Arts

KPCW Celebrates 40 Years on the Air

Park City’s beloved local radio station has come a long way.

By Barbara Bretz December 23, 2020 Published in the Winter/Spring 2021 issue of Park City Magazine

Leslie Thatcher with local firefighters

Leslie Thatcher with local firefighters

Image: Courtesy KPCW

On July 2, 1980, KPCW went live with Blair Feulner’s words, “This is KPCW 91.9 FM, the station that Park City built!” The dream of creating a local radio station had begun two years prior, in 1978, when the “founding five” gathered around a table in the now-defunct Car 19 Restaurant/Bar: Blair Feulner, Dan Wilcox, Tom Bock, Jay Meehan, and Rebecca Widenhouse, who between them had 60 years of radio experience. It took two years of raising thousands of dollars, submitting hundreds of pages of applications, and pulling countless numbers of volunteers together to enable the very first moments of airtime.

KPCW’s first home was constructed at the top of the bleachers in what used to be the projection booth in the old War Veterans Memorial Building gym at 427 Main St. Because KPCW was a noncommercial station, the city was able to offer the space for free, and Feulner and his army of volunteers took it from there. Nicknamed the “broadcast bunker,” the space was small and artsy. It was equipped with microphones, turntables, and a variety of donated albums, most of them scratchy. The air was thick with cigarette smoke, and a volunteer showing up for early-morning duty might have to step over a few empty bottles and sleeping bodies.

In 1985 the station transitioned to the lower level of the historic Marsac Building, still rent-free, and from there to its current location adjacent to China Bridge parking structure in 2009. In 2019, a renovation and expansion added 1,400 square feet of new space.

Randy Barton

Randy Barton

Image: Courtesy KPCW

KPCW has been dedicated to informing its audience with local news interviews from day one, and Feulner established a reputation for being a tough but fair interviewer. Leslie Thatcher, who joined the station as a reporter in 1990, carries on Feulner’s interviewing legacy on The Local News Hour every weekday. Randy Barton, current host of The Local View, came on board in 1986 as a volunteer, and Rick Brough joined KPCW from The Park Record in the late ’80s and has covered local planning commissions and county council meetings for the past 30 years. The station has been an NPR affiliate for decades, carrying Morning Edition and NPR headlines at the top of every hour.

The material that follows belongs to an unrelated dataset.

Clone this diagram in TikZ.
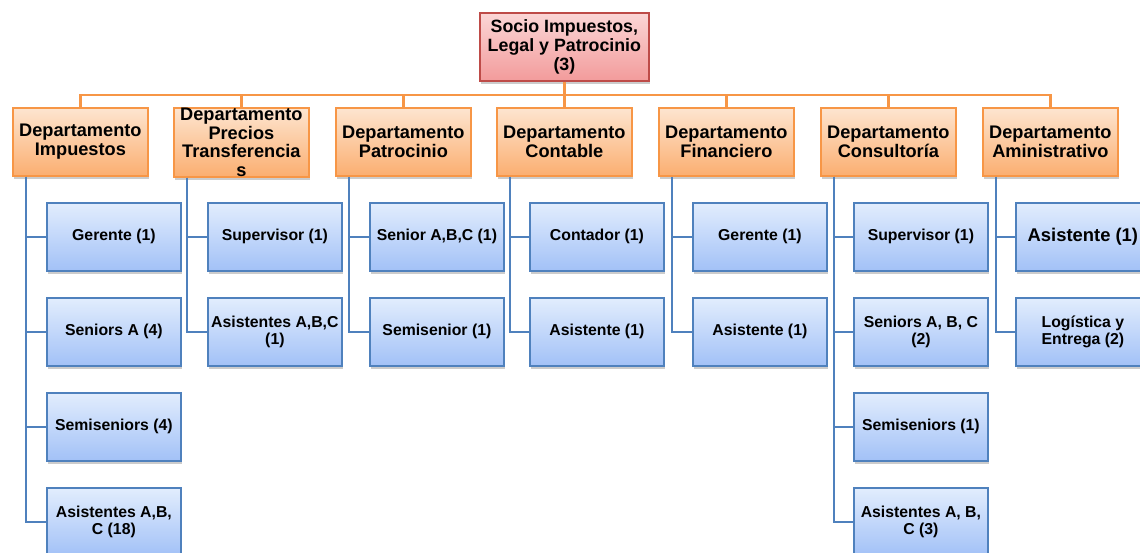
\documentclass[tikz,border=0pt]{standalone}
\usepackage{fontspec}
\setmainfont{Liberation Sans}
\usetikzlibrary{shadows}
\definecolor{topA}{HTML}{FBD6D6}
\definecolor{topB}{HTML}{F29B9B}
\definecolor{topE}{HTML}{BE4B48}
\definecolor{depA}{HTML}{FDE5D0}
\definecolor{depB}{HTML}{FBAE70}
\definecolor{depE}{HTML}{F79646}
\definecolor{chA}{HTML}{E2EDFD}
\definecolor{chB}{HTML}{A2C1F7}
\definecolor{chE}{HTML}{4F81BD}
\tikzset{
  boxbase/.style={rectangle, inner sep=0pt, align=center, line width=1.8pt,
    drop shadow={opacity=0.4, shadow xshift=1.5pt, shadow yshift=-3pt}},
  topbox/.style={boxbase, anchor=north west, minimum width=169pt, minimum height=68pt,
    draw=topE, top color=topA, bottom color=topB,
    font=\fontsize{17.8}{19}\selectfont\bfseries},
  depbox/.style={boxbase, anchor=north west, minimum width=135pt, minimum height=68pt,
    draw=depE, top color=depA, bottom color=depB,
    font=\fontsize{18.2}{18.7}\selectfont\bfseries},
  chbox/.style={boxbase, anchor=north west, minimum width=134pt, minimum height=68pt,
    draw=chE, top color=chA, bottom color=chB,
    font=\fontsize{15.8}{17}\selectfont\bfseries},
  bigch/.style={font=\fontsize{18.4}{19}\selectfont\bfseries},
  orgline/.style={draw=depE, line width=2.2pt},
  blueline/.style={draw=chE, line width=2.4pt},
}
\begin{document}
\begin{tikzpicture}[x=1pt,y=-1pt]
\useasboundingbox (0,0) rectangle (1140,553);
% top
\node[topbox] (top) at (479,12) {Socio Impuestos,\\Legal y Patrocinio\\(3)};
% departments
\node[depbox] (d1) at (12,107) {Departamento\\Impuestos};
\node[depbox] (d2) at (173,107) {Departamento\\Precios\\Transferencia\\s};
\node[depbox] (d3) at (335,107) {Departamento\\Patrocinio};
\node[depbox] (d4) at (496,107) {Departamento\\Contable};
\node[depbox] (d5) at (658,107) {Departamento\\Financiero};
\node[depbox] (d6) at (820,107) {Departamento\\Consultoría};
\node[depbox] (d7) at (982,107) {Departamento\\Aministrativo};
% children
\node[chbox] (c11) at (46,202) {Gerente (1)};
\node[chbox] (c12) at (46,297) {Seniors A (4)};
\node[chbox] (c13) at (46,392) {Semiseniors (4)};
\node[chbox] (c14) at (46,487) {Asistentes A,B,\\C (18)};
\node[chbox] (c21) at (207,202) {Supervisor (1)};
\node[chbox] (c22) at (207,297) {Asistentes A,B,C\\(1)};
\node[chbox] (c31) at (369,202) {Senior A,B,C (1)};
\node[chbox] (c32) at (369,297) {Semisenior (1)};
\node[chbox] (c41) at (529,202) {Contador (1)};
\node[chbox] (c42) at (529,297) {Asistente (1)};
\node[chbox] (c51) at (692,202) {Gerente (1)};
\node[chbox] (c52) at (692,297) {Asistente (1)};
\node[chbox] (c61) at (853,202) {Supervisor (1)};
\node[chbox] (c62) at (853,297) {Seniors A, B, C\\(2)};
\node[chbox] (c63) at (853,392) {Semiseniors (1)};
\node[chbox] (c64) at (853,487) {Asistentes A, B,\\C (3)};
\node[chbox,bigch] (c71) at (1015,202) {Asistente (1)};
\node[chbox] (c72) at (1015,297) {Logística y\\Entrega (2)};
% orange connectors
\foreach \d in {d1,d2,d3,d4,d5,d6,d7}{
  \draw[orgline] (top.south) -- ++(0,13) -| (\d.north);
}
% blue connectors
\foreach \d/\c in {d1/c11,d1/c12,d1/c13,d1/c14,d2/c21,d2/c22,d3/c31,d3/c32,
  d4/c41,d4/c42,d5/c51,d5/c52,d6/c61,d6/c62,d6/c63,d6/c64,d7/c71,d7/c72}{
  \draw[blueline] ([xshift=14pt]\d.south west) |- (\c.west);
}
\end{tikzpicture}
\end{document}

Over the years, KPCW’s freewheeling army of volunteers has become a polished, professional staff supported by a well-trained volunteer air force. The station’s ability to stream via the internet allows it to provide that hometown connection whether listeners are in Summit County or farther afield. Still, no matter what changes have occurred in location, staff, programming, or technology over the past 40 years, KPCW remains the station of locals serving locals—the most important community connector in Park City.